Взбешенный Йорк забывает об осторожности. Он прямо называет Генриха обманщиком, недостойным короны. Королем должен быть только он, Йорк. Ричард говорит:
Мне увенчать должна чело корона,
И взор мой, как Ахиллово копье,
То хмурясь, то блеснув улыбкой, будет
Попеременно ранить и целить.
Ахиллово копье упоминается в одном не слишком широко известном мифе о греческом герое Ахилле. Когда греки высадились в Малой Азии, они оказались в Мизии, далеко от Трои, поскольку географических карт в то время не было. Царь Мизии Телеф пытался оказать сопротивление захватчикам, и Ахилл, копье которого было таким тяжелым, что управляться с ним мог только хозяин, ранил его.
Рана Телефа воспалилась, и оракул предсказал ему, что исцелить ее может только тот, кто нанес рану. Поэтому Телеф предложил грекам провести их к Трое, если Ахилл, воспользовавшись своим копьем, исцелит его. Ахилл согласился, соскреб с наконечника немного ржавчины и посыпал ею рану. В другом варианте мифа Ахилл посыпал ржавчиной землю, на ней выросла трава тысячелистник (Achillea millefolium), которая и излечила рану.

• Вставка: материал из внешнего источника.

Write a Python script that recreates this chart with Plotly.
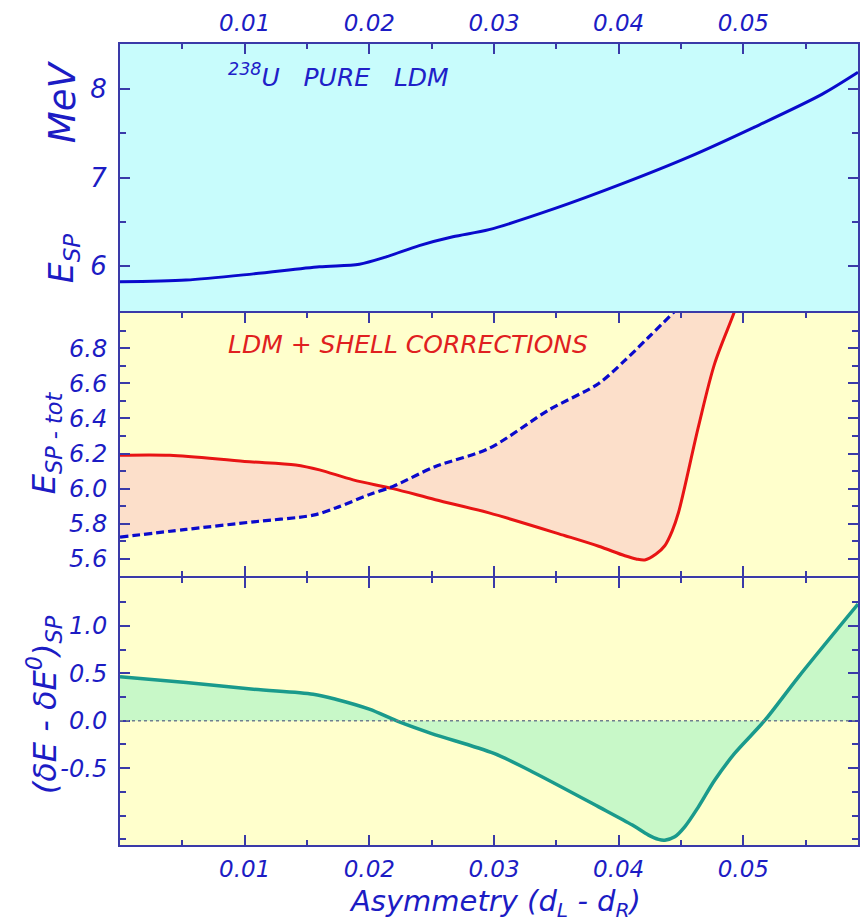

В результате копье Ахилла вошло в пословицу как нечто обоюдоострое, способное и ранить, и лечить одновременно. Конечно, король может либо хмуриться, либо улыбаться, поэтому одно и то же лицо способно и убивать, и исцелять.
Безусловно, речь Йорка — это измена, и Сомерсет тут же заявляет:
Чудовищный изменник! Арестую
Тебя я за измену королю.
Но Клиффорд идет еще дальше. Он говорит о Йорке:
Изменник он; отправьте Йорка в Тауэр
И отсеките дерзкую башку.
После роспуска армии Йорк действительно был арестован; конечно, Ланкастеры были бы рады казнить его, но политические соображения не позволили этого сделать. Йорк был слишком популярен в народе; к тому же власти еще не забыли, что убийство Глостера закончилось необходимостью казнить Суффолка. Поэтому чрезвычайных мер против Йорка не предпринимали, тем более что на самом деле он никогда не произносил публичных речей, призывавших к государственному перевороту, и не раскрывал своих честолюбивых намерений (если они у него тогда вообще были).
Йорку тоже не по душе роль мученика. После роспуска армии он уже предлагал отдать королю сыновей в залог своей лояльности и благонадежного поведения, и теперь он предлагает то же самое.
Королева Маргарита высмеивает это предложение и называет сыновей Йорка ублюдками:
…бастарды Йорка…
Йорк отвечает на оскорбление оскорблением и говорит королеве:
Неаполя презренное исчадье
И Англии окровавленный бич!
Может сложиться впечатление, что Маргарита — итальянка. На самом деле это не так; она чистокровная француженка. Но ее отец номинальный король Неаполя, отстраненный от правления арагонцами. Королева является «неаполитанкой, отвергнутой Неаполем» только в этом смысле. Конечно, на елизаветинскую публику, привыкшую слышать об итальянском коварстве и неразборчивости в средствах (см. в гл. 6: «…Молве про жизнь Италии роскошной»), несовместимых с английскими честностью и прямодушием, использование привычных эпитетов по отношению к Маргарите как к итальянке должно было произвести сильное впечатление.
Входят два сына Йорка, Эдуард и Ричард, и высказывают готовность стать заложниками, гарантируя лояльность отца. Младший, Ричард, который во второй и третьей частях «Генриха VI» изображен отчаянным сорвиголовой, говорит, имея в виду предложенный ими способ спасти отца от грозящего ареста:
А не поможет слово — меч поможет.
Речь замечательная — особенно если учесть, что во время ареста отца Ричард еще не родился.
Далее Шекспир пропускает два года, даже не указав на это. А жаль, потому что эти два года были чрезвычайно важными.
В пьесе Йорк, только что лишившийся армии и обвиненный в государственной измене, за что ему грозит арест, внезапно переходит в контратаку. Армия возникает словно из-под земли, и Йорк готовится к войне. Все это очень странно и совершенно необъяснимо, если не учесть реальных событий прошедших двух лет.